For whatever reason, I get fork hits with the .7 simpleshot pre-made band sets also because they're too heavy for the clay ammo. I put one of the old ss sets on the other day and started smashing my 7/16" clay into my forks right off... They work great for steel and ttf, but I went to using .5 or less a long time ago now... so that was a wake up call. I'm going to try it again this morning with some new 1/2" clay that I picked up from Amazon. If it's hitting in the same spot every time, double check the stretch ratio on each band... 
I've only had it happen a few times and it was always with simpleshot's pre-made bands that came with their slingshots.


----------



## Slingshoot3204 (10 mo ago)

Peter Recuas said:


> You can use alu foil balls as training ammo while try this, take care and enjoy


So I practiced for a few hours yesterday both with the ammo and the aluminum foil, and for some reason I get way less fork hits with the aluminum foil then the ammo.

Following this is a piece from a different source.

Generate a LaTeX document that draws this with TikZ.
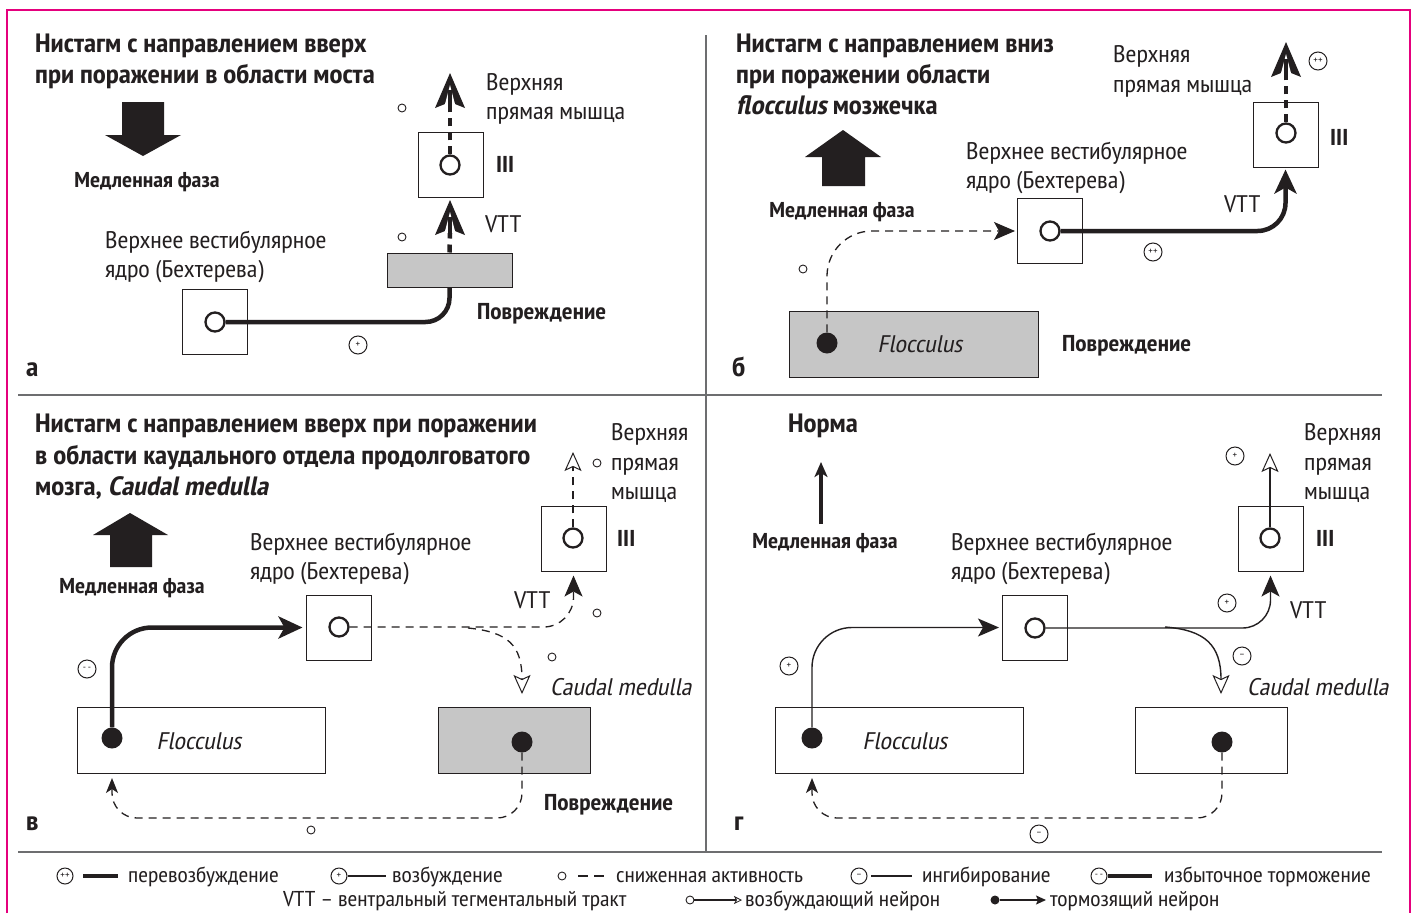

I think it might also be about distance as well. Bad news is that my band ripped so I need to retie on another band and hope that my rhythm doesn’t get messed up.


----------



## mattwalt (Jan 5, 2017)

I'd start by shooting smaller ammo - bb's or even 6mm (also heavyweight airsoft pellets) . Also try with no pouch twisting... And as Brucered said - swop out the bands... Could be wear - or could be one has a slightly heavier draw/longer than the other.

I suspect it could well be canting the frame - be sure its 90º to the force of pull - my son really struggles with canting and gets like 1 forkhit for every 3 shots on average.

I'd also suggest taking photos or a video of you shooting - the guys here could quickly figure out what the deal is. Also knowing where on the frame you seem to be getting the most hits...


----------